* What you will do *
Quote verbatim everything from the line containing "Reproduce this chart with Plotly." down to the line containing "import plotly.graph_objects as go", with both of those lines included and no others.

* Data extract *
+--

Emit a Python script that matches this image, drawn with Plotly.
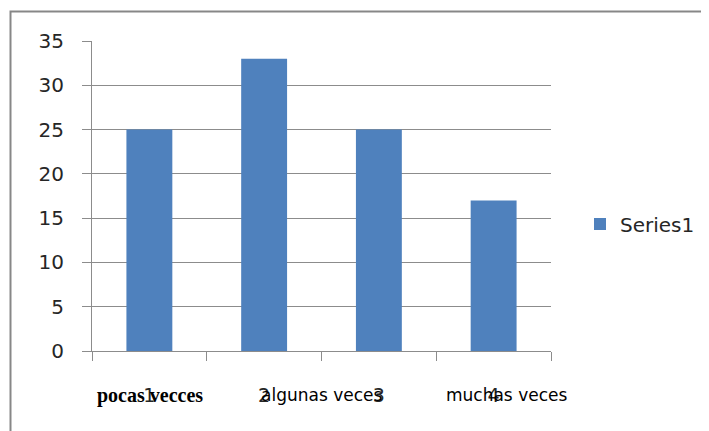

+--

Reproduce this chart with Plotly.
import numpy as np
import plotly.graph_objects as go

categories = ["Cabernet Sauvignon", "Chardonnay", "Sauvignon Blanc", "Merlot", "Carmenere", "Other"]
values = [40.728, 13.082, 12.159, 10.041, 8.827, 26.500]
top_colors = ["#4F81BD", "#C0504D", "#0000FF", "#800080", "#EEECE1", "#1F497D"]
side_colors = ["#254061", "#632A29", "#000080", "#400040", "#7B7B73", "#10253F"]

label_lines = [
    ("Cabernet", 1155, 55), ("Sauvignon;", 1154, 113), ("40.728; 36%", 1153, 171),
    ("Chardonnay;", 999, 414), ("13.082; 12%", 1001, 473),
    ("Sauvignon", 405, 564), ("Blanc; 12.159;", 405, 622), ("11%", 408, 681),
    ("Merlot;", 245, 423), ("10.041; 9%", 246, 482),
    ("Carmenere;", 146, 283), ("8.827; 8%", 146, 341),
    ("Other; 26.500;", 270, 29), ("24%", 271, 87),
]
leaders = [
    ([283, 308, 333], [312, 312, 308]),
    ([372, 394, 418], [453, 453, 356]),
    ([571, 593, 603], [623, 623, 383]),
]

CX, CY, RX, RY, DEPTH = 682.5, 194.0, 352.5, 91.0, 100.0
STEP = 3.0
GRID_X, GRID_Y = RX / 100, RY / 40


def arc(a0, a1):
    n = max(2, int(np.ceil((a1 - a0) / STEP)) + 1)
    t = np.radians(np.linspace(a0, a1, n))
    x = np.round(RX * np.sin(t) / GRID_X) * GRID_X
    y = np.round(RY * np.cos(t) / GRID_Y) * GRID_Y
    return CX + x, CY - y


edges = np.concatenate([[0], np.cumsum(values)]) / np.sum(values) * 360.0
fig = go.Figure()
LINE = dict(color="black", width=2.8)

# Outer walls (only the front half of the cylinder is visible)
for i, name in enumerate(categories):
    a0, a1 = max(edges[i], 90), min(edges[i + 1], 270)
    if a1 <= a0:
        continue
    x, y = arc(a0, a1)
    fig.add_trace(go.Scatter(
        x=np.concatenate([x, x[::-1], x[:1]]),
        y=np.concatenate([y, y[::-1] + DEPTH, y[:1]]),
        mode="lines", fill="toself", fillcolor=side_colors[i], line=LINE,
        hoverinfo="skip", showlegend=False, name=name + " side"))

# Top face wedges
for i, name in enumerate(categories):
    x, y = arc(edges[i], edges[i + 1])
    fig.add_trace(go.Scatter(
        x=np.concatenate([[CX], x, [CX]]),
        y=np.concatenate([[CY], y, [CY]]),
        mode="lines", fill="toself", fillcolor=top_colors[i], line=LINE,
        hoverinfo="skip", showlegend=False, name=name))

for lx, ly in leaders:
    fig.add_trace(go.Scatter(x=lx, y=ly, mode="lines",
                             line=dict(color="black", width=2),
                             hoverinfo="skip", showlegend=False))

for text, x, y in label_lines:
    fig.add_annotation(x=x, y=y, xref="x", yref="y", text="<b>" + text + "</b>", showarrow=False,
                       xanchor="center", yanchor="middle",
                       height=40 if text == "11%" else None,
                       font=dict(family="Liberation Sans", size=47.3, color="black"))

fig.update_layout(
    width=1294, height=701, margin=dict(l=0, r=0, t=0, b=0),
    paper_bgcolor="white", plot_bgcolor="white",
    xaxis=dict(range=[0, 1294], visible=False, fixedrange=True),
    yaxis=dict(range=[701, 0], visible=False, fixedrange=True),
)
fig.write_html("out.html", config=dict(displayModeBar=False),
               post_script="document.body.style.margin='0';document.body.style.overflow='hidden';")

+--

* Expected answer *
Reproduce this chart with Plotly.
import numpy as np
import plotly.graph_objects as go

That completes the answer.